24 Oct 2025
NetSec
Email Security
- Every email is sent over the internet using SMTP across various MTAs and MSAs and MDAs.
- Boundary MTA uses MX records in DNS for the recipient's domain.
- IMAP and POP are protocols used to retrieve mail from the MDAs.
- Email is hella insecure.
- Email can be end to end secure using S/MIME and PGP schemes.
- There are other schemes that secure intermediate steps.
X.509 Certificates
- Essentially, they're just public keys of the users encrypted with the private key of the certificate issuing authority.
S/MIME
- Parties need to know each others' RSA public keys.
- These are obtained from the respective X.509 Certificates from CA.
- Confidentiality: ERSA[PUR, KS] || EAES[KS, M]
- Auth: M || ERSA[PRS, SHA256(M)]
- Both: ERSA[PUR, KS] || EAES[KS, M || ERSA[PRS, SHA256(M)]]
PGP
- Doesn't depend on CA because public keys are posted on TLS-protected websites.
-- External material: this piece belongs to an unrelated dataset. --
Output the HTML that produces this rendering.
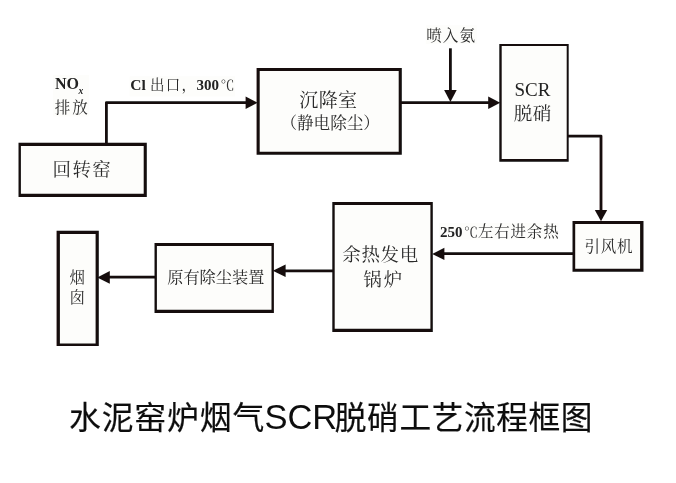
<!DOCTYPE html>
<html><head><meta charset="utf-8"><title>SCR</title>
<style>html,body{margin:0;padding:0;background:#fff;}body{width:676px;height:483px;overflow:hidden;font-family:"Liberation Sans",sans-serif;}svg{display:block;}</style>
</head><body>
<svg width="676" height="483" viewBox="0 0 676 483">
<defs>
<filter id="bl" x="0" y="0" width="676" height="483" filterUnits="userSpaceOnUse"><feGaussianBlur stdDeviation="0.4"/></filter>
</defs>
<rect width="676" height="483" fill="#fff"/>
<g filter="url(#bl)">
<rect x="19.70" y="144.40" width="125.55" height="50.95" fill="#fdfdfb"/>
<path fill-rule="evenodd" fill="#15110e" d="M18.50 142.80H146.80V196.90H18.50ZM20.90 146.00H143.70V193.80H20.90Z"/>
<rect x="258.15" y="69.45" width="142.10" height="83.80" fill="#fdfdfb"/>
<path fill-rule="evenodd" fill="#15110e" d="M256.60 67.90H401.80V154.70H256.60ZM259.70 71.00H398.70V151.80H259.70Z"/>
<rect x="500.50" y="44.90" width="67.20" height="115.45" fill="#fdfdfb"/>
<path fill-rule="evenodd" fill="#15110e" d="M499.30 43.90H568.70V161.70H499.30ZM501.70 45.90H566.70V159.00H501.70Z"/>
<rect x="573.85" y="222.45" width="67.95" height="47.80" fill="#fdfdfb"/>
<path fill-rule="evenodd" fill="#15110e" d="M572.50 220.90H643.50V271.80H572.50ZM575.20 224.00H640.10V268.70H575.20Z"/>
<rect x="333.50" y="203.45" width="98.10" height="126.90" fill="#fdfdfb"/>
<path fill-rule="evenodd" fill="#15110e" d="M332.30 202.00H432.80V331.90H332.30ZM334.70 204.90H430.40V328.80H334.70Z"/>
<rect x="155.70" y="244.45" width="117.00" height="66.90" fill="#fdfdfb"/>
<path fill-rule="evenodd" fill="#15110e" d="M154.50 242.90H273.90V312.90H154.50ZM156.90 246.00H271.50V309.80H156.90Z"/>
<rect x="58.25" y="232.40" width="38.95" height="112.30" fill="#fdfdfb"/>
<path fill-rule="evenodd" fill="#15110e" d="M56.60 230.80H98.80V345.90H56.60ZM59.90 234.00H95.60V343.50H59.90Z"/>
<rect x="129.6" y="76.3" width="105.4" height="20.1" fill="#fdfdfb"/>
<rect x="439" y="223" width="119.5" height="16.6" fill="#fdfdfb"/>
<rect x="425.8" y="25.3" width="50.9" height="18.7" fill="#fdfdfb"/>
<rect x="53" y="75" width="36" height="41.5" fill="#fdfdfb"/>
<polyline points="106.4,143 106.4,102.6 246,102.6" fill="none" stroke="#15110e" stroke-width="2.8" stroke-linejoin="round"/>
<polygon points="257.6,102.7 245.6,96.4 245.6,109" fill="#15110e"/>
<polyline points="401,102.6 489,102.6" fill="none" stroke="#15110e" stroke-width="2.8" stroke-linejoin="round"/>
<polygon points="500.2,102.7 488.2,96.4 488.2,109" fill="#15110e"/>
<polyline points="450.4,48.3 450.4,91.5" fill="none" stroke="#15110e" stroke-width="2.8" stroke-linejoin="round"/>
<polygon points="450.4,102 444.1,90.1 456.7,90.1" fill="#15110e"/>
<polyline points="568,136.1 601,136.1 601,211" fill="none" stroke="#15110e" stroke-width="2.8" stroke-linejoin="round"/>
<polygon points="601,221.3 594.8,210 607.2,210" fill="#15110e"/>
<polyline points="573,253.7 444,253.7" fill="none" stroke="#15110e" stroke-width="2.8" stroke-linejoin="round"/>
<polygon points="432.2,253.9 444.4,247.7 444.4,260.1" fill="#15110e"/>
<polyline points="333,270.8 285,270.8" fill="none" stroke="#15110e" stroke-width="2.8" stroke-linejoin="round"/>
<polygon points="272.8,270.8 285.6,264.5 285.6,277.1" fill="#15110e"/>
<polyline points="155,277.2 109,277.2" fill="none" stroke="#15110e" stroke-width="2.8" stroke-linejoin="round"/>
<polygon points="97.2,277.4 109.8,271.1 109.8,283.7" fill="#15110e"/>
<g font-family="'Liberation Serif', 'Noto Serif CJK SC', serif" fill="#2a2a2a">
<text x="52.5" y="176.1" font-size="18.5" letter-spacing="1.4">回转窑</text>
<text x="299.35" y="107.36" font-size="19" letter-spacing="0.35">沉降室</text>
<text x="280.4" y="129.1" font-size="16.6">（静电除尘）</text>
<text x="426.27" y="40.72" font-size="15.6" letter-spacing="1">喷入氨</text>
<text x="514.54" y="95.7" font-size="19" fill="#222">SCR</text>
<text x="513.63" y="120.4" font-size="18.5" letter-spacing="0.7">脱硝</text>
<text x="584.6" y="252.04" font-size="15.5" letter-spacing="0.68">引风机</text>
<text x="342.33" y="261.49" font-size="18.5" letter-spacing="0.6">余热发电</text>
<text x="363.21" y="286.38" font-size="18.5" letter-spacing="1.95">锅炉</text>
<text x="167.23" y="283.26" font-size="16.2">原有除尘装置</text>
<text x="69.46" y="283" font-size="15.5">烟</text>
<text x="69.39" y="303.48" font-size="15.5">囱</text>
<text x="55" y="88.9" font-size="16" font-weight="bold" fill="#222">NO<tspan x="78.6" y="93.6" font-size="9.5" font-style="italic">x</tspan></text>
<text x="54.65" y="112.88" font-size="15.5" letter-spacing="2">排放</text>
<text x="130.2" y="89.7" font-size="15.5" font-weight="bold" fill="#222">Cl</text>
<text x="149.92" y="89.55" font-size="14.5" letter-spacing="1.3">出口，</text>
<text x="196.5" y="89.7" font-size="15" font-weight="bold" fill="#222">300</text>
<text x="220.6" y="89.8" font-size="14" fill="#333">℃</text>
<text x="440" y="236.7" font-size="15" font-weight="bold" fill="#222">250</text>
<text x="464" y="236.8" font-size="14" fill="#333">℃</text>
<text x="477.96" y="237.13" font-size="15.5" letter-spacing="0.8">左右进余热</text>
</g>
<g font-family="'Liberation Sans', 'Noto Sans CJK SC', sans-serif" fill="#111">
<text x="68.96" y="429.38" font-size="31.8" letter-spacing="0.9" stroke="#111" stroke-width="0.2">水泥窑炉烟气</text>
<text x="264.4" y="428.8" font-size="34.5">SCR</text>
<text x="334.82" y="429.38" font-size="31.7" letter-spacing="0.6" stroke="#111" stroke-width="0.2">脱硝工艺流程框图</text>
</g>
</g>
</svg>
</body></html>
- Works on pretty much the same principles.
STARTTLS
- This is done at the MTA level.
- Send mail over SMTP (negotiate SMTP between servers first).
- MITM is possible.
DANE
- Domain owner creates and publishes a TLSA RR that identifies the certificate and its public key.
- This makes an authoritative binding between the domain name and the cert.
SPF
- Sender framework protocol is used to identify all the IPs that are allowed to use their names to send emails.
- They are published as DNS-SPF records.